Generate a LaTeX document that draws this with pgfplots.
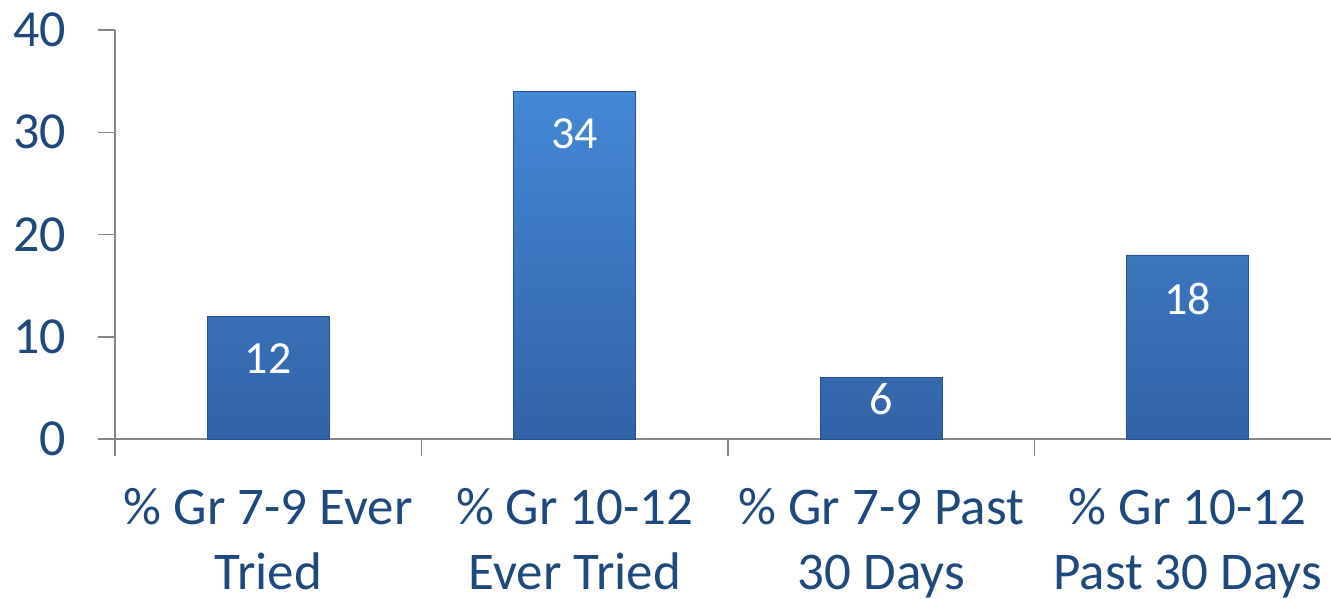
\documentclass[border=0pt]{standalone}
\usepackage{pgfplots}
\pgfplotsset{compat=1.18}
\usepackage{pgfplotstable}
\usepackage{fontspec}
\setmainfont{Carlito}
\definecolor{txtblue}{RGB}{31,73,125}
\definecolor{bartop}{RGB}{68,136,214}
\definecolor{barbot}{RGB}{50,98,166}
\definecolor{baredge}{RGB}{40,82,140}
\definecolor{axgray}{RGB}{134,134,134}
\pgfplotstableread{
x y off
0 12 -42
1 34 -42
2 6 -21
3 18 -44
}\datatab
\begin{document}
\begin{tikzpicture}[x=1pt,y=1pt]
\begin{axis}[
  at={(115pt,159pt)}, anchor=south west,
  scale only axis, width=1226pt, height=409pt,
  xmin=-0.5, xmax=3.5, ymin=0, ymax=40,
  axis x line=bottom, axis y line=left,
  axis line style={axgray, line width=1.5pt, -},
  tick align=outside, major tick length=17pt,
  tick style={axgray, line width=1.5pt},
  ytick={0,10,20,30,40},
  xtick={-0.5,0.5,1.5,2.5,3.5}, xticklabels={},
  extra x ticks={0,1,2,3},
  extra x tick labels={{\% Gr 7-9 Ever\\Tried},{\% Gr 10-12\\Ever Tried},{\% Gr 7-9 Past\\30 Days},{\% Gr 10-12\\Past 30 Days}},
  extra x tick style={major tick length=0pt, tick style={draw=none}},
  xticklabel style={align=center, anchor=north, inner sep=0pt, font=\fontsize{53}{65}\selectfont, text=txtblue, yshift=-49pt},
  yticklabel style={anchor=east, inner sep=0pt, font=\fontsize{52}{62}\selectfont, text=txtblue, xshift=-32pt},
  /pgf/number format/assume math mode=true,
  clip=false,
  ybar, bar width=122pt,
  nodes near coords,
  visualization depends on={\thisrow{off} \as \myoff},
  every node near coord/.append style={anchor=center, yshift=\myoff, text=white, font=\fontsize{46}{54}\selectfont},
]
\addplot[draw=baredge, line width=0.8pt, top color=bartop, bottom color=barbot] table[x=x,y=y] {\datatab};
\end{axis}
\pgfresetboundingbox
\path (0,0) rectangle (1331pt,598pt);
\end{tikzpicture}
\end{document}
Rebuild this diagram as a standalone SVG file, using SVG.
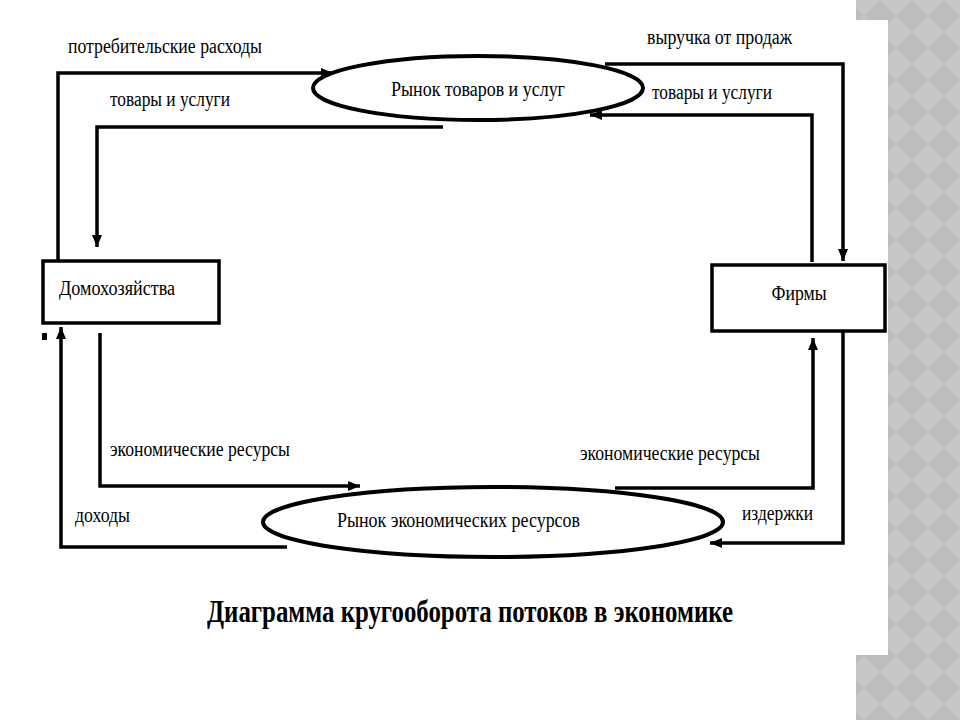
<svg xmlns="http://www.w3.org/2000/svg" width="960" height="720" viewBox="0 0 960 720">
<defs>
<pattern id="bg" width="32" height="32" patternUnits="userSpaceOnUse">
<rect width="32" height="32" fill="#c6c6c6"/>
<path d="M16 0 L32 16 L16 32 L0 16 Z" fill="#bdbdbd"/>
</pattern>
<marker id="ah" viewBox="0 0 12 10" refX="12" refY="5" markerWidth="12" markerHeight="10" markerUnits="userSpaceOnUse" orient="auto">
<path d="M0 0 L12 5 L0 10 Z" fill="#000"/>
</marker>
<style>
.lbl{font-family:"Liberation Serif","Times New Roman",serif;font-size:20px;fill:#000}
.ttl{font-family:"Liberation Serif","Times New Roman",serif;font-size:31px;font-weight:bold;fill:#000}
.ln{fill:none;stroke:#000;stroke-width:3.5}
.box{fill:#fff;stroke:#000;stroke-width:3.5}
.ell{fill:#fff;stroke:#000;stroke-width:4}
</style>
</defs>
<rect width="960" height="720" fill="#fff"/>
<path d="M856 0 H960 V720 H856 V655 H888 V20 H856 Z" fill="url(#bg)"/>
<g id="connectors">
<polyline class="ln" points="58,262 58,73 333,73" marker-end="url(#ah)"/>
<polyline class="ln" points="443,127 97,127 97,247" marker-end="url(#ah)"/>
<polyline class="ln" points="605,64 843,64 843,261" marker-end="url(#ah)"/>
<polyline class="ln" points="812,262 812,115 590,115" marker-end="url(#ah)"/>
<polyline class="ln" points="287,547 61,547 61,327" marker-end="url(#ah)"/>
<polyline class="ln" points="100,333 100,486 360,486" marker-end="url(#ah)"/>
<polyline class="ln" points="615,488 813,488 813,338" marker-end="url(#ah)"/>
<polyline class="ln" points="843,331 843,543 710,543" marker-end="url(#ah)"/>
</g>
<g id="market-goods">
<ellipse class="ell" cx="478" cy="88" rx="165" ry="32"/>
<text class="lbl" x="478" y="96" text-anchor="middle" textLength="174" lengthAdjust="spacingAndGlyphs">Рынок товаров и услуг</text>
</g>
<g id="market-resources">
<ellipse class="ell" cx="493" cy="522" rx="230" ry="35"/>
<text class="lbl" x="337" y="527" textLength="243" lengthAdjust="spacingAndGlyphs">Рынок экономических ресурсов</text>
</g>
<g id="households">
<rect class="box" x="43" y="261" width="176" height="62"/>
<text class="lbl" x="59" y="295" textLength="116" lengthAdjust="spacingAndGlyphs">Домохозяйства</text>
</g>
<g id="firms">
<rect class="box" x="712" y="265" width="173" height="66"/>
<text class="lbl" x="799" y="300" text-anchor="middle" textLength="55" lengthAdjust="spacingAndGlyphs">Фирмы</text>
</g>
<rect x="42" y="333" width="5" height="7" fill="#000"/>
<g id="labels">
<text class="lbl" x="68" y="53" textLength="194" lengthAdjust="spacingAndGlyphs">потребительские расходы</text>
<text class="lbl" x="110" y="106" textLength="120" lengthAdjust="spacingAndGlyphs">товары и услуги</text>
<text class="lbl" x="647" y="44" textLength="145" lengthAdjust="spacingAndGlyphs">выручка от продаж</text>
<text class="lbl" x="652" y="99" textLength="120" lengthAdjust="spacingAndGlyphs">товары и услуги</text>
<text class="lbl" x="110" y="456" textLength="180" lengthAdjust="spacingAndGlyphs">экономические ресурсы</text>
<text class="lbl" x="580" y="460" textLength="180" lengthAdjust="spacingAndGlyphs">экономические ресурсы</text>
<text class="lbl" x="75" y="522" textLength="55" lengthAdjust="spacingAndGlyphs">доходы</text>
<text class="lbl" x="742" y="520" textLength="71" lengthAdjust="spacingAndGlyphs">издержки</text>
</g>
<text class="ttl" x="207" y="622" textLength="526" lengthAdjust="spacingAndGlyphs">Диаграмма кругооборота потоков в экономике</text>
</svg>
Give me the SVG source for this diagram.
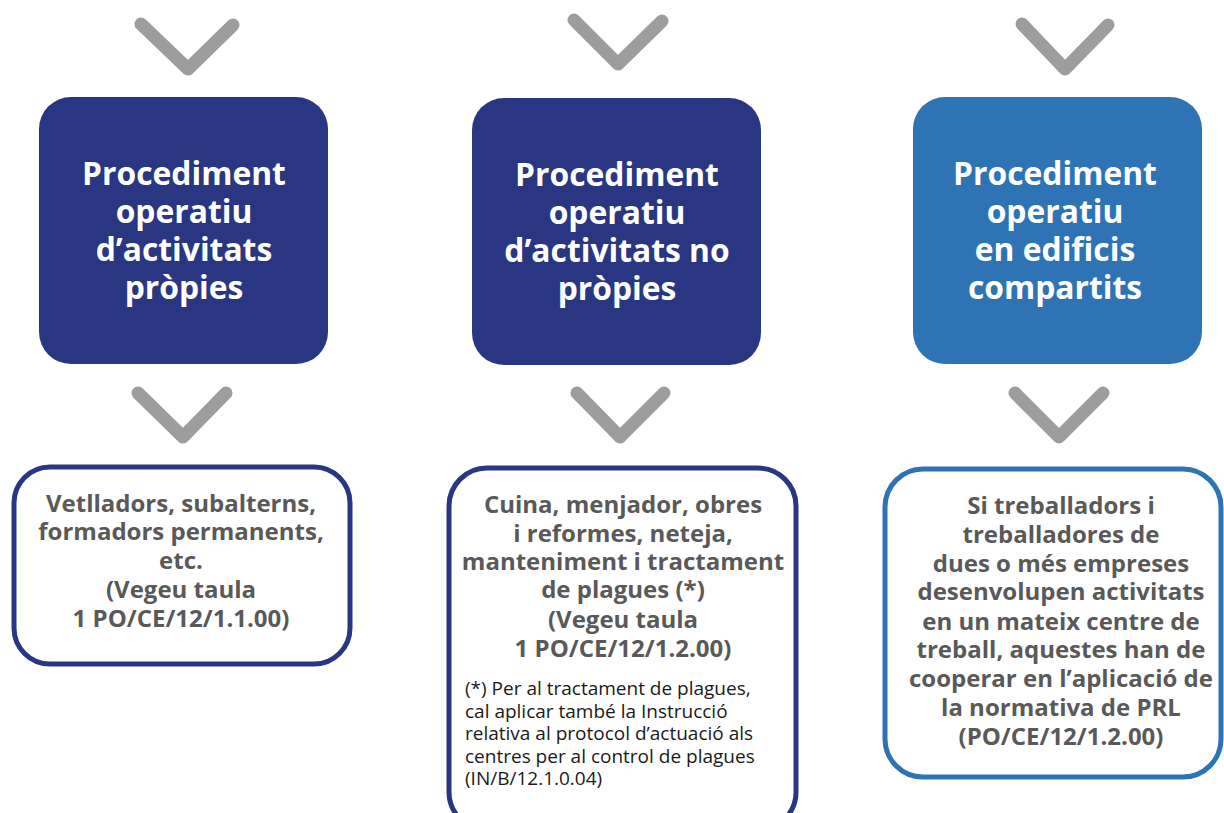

What is being asked
Go through the listing above and quote it exactly, apart from its images.

Finished answer
Generate a LaTeX document that draws this with pgfplots.
\documentclass[border=0pt]{standalone}
\usepackage{pgfplots}
\pgfplotsset{compat=1.18}
\usepackage{pgfplotstable}
\usepackage{fontspec}
\setmainfont{Carlito}
\definecolor{txtblue}{RGB}{31,73,125}
\definecolor{bartop}{RGB}{68,136,214}
\definecolor{barbot}{RGB}{50,98,166}
\definecolor{baredge}{RGB}{40,82,140}
\definecolor{axgray}{RGB}{134,134,134}
\pgfplotstableread{
x y off
0 12 -42
1 34 -42
2 6 -21
3 18 -44
}\datatab
\begin{document}
\begin{tikzpicture}[x=1pt,y=1pt]
\begin{axis}[
  at={(115pt,159pt)}, anchor=south west,
  scale only axis, width=1226pt, height=409pt,
  xmin=-0.5, xmax=3.5, ymin=0, ymax=40,
  axis x line=bottom, axis y line=left,
  axis line style={axgray, line width=1.5pt, -},
  tick align=outside, major tick length=17pt,
  tick style={axgray, line width=1.5pt},
  ytick={0,10,20,30,40},
  xtick={-0.5,0.5,1.5,2.5,3.5}, xticklabels={},
  extra x ticks={0,1,2,3},
  extra x tick labels={{\% Gr 7-9 Ever\\Tried},{\% Gr 10-12\\Ever Tried},{\% Gr 7-9 Past\\30 Days},{\% Gr 10-12\\Past 30 Days}},
  extra x tick style={major tick length=0pt, tick style={draw=none}},
  xticklabel style={align=center, anchor=north, inner sep=0pt, font=\fontsize{53}{65}\selectfont, text=txtblue, yshift=-49pt},
  yticklabel style={anchor=east, inner sep=0pt, font=\fontsize{52}{62}\selectfont, text=txtblue, xshift=-32pt},
  /pgf/number format/assume math mode=true,
  clip=false,
  ybar, bar width=122pt,
  nodes near coords,
  visualization depends on={\thisrow{off} \as \myoff},
  every node near coord/.append style={anchor=center, yshift=\myoff, text=white, font=\fontsize{46}{54}\selectfont},
]
\addplot[draw=baredge, line width=0.8pt, top color=bartop, bottom color=barbot] table[x=x,y=y] {\datatab};
\end{axis}
\pgfresetboundingbox
\path (0,0) rectangle (1331pt,598pt);
\end{tikzpicture}
\end{document}
Rebuild this diagram as a standalone SVG file, using SVG.
<svg xmlns="http://www.w3.org/2000/svg" width="960" height="720" viewBox="0 0 960 720">
<defs>
<pattern id="bg" width="32" height="32" patternUnits="userSpaceOnUse">
<rect width="32" height="32" fill="#c6c6c6"/>
<path d="M16 0 L32 16 L16 32 L0 16 Z" fill="#bdbdbd"/>
</pattern>
<marker id="ah" viewBox="0 0 12 10" refX="12" refY="5" markerWidth="12" markerHeight="10" markerUnits="userSpaceOnUse" orient="auto">
<path d="M0 0 L12 5 L0 10 Z" fill="#000"/>
</marker>
<style>
.lbl{font-family:"Liberation Serif","Times New Roman",serif;font-size:20px;fill:#000}
.ttl{font-family:"Liberation Serif","Times New Roman",serif;font-size:31px;font-weight:bold;fill:#000}
.ln{fill:none;stroke:#000;stroke-width:3.5}
.box{fill:#fff;stroke:#000;stroke-width:3.5}
.ell{fill:#fff;stroke:#000;stroke-width:4}
</style>
</defs>
<rect width="960" height="720" fill="#fff"/>
<path d="M856 0 H960 V720 H856 V655 H888 V20 H856 Z" fill="url(#bg)"/>
<g id="connectors">
<polyline class="ln" points="58,262 58,73 333,73" marker-end="url(#ah)"/>
<polyline class="ln" points="443,127 97,127 97,247" marker-end="url(#ah)"/>
<polyline class="ln" points="605,64 843,64 843,261" marker-end="url(#ah)"/>
<polyline class="ln" points="812,262 812,115 590,115" marker-end="url(#ah)"/>
<polyline class="ln" points="287,547 61,547 61,327" marker-end="url(#ah)"/>
<polyline class="ln" points="100,333 100,486 360,486" marker-end="url(#ah)"/>
<polyline class="ln" points="615,488 813,488 813,338" marker-end="url(#ah)"/>
<polyline class="ln" points="843,331 843,543 710,543" marker-end="url(#ah)"/>
</g>
<g id="market-goods">
<ellipse class="ell" cx="478" cy="88" rx="165" ry="32"/>
<text class="lbl" x="478" y="96" text-anchor="middle" textLength="174" lengthAdjust="spacingAndGlyphs">Рынок товаров и услуг</text>
</g>
<g id="market-resources">
<ellipse class="ell" cx="493" cy="522" rx="230" ry="35"/>
<text class="lbl" x="337" y="527" textLength="243" lengthAdjust="spacingAndGlyphs">Рынок экономических ресурсов</text>
</g>
<g id="households">
<rect class="box" x="43" y="261" width="176" height="62"/>
<text class="lbl" x="59" y="295" textLength="116" lengthAdjust="spacingAndGlyphs">Домохозяйства</text>
</g>
<g id="firms">
<rect class="box" x="712" y="265" width="173" height="66"/>
<text class="lbl" x="799" y="300" text-anchor="middle" textLength="55" lengthAdjust="spacingAndGlyphs">Фирмы</text>
</g>
<rect x="42" y="333" width="5" height="7" fill="#000"/>
<g id="labels">
<text class="lbl" x="68" y="53" textLength="194" lengthAdjust="spacingAndGlyphs">потребительские расходы</text>
<text class="lbl" x="110" y="106" textLength="120" lengthAdjust="spacingAndGlyphs">товары и услуги</text>
<text class="lbl" x="647" y="44" textLength="145" lengthAdjust="spacingAndGlyphs">выручка от продаж</text>
<text class="lbl" x="652" y="99" textLength="120" lengthAdjust="spacingAndGlyphs">товары и услуги</text>
<text class="lbl" x="110" y="456" textLength="180" lengthAdjust="spacingAndGlyphs">экономические ресурсы</text>
<text class="lbl" x="580" y="460" textLength="180" lengthAdjust="spacingAndGlyphs">экономические ресурсы</text>
<text class="lbl" x="75" y="522" textLength="55" lengthAdjust="spacingAndGlyphs">доходы</text>
<text class="lbl" x="742" y="520" textLength="71" lengthAdjust="spacingAndGlyphs">издержки</text>
</g>
<text class="ttl" x="207" y="622" textLength="526" lengthAdjust="spacingAndGlyphs">Диаграмма кругооборота потоков в экономике</text>
</svg>
Give me the SVG source for this diagram.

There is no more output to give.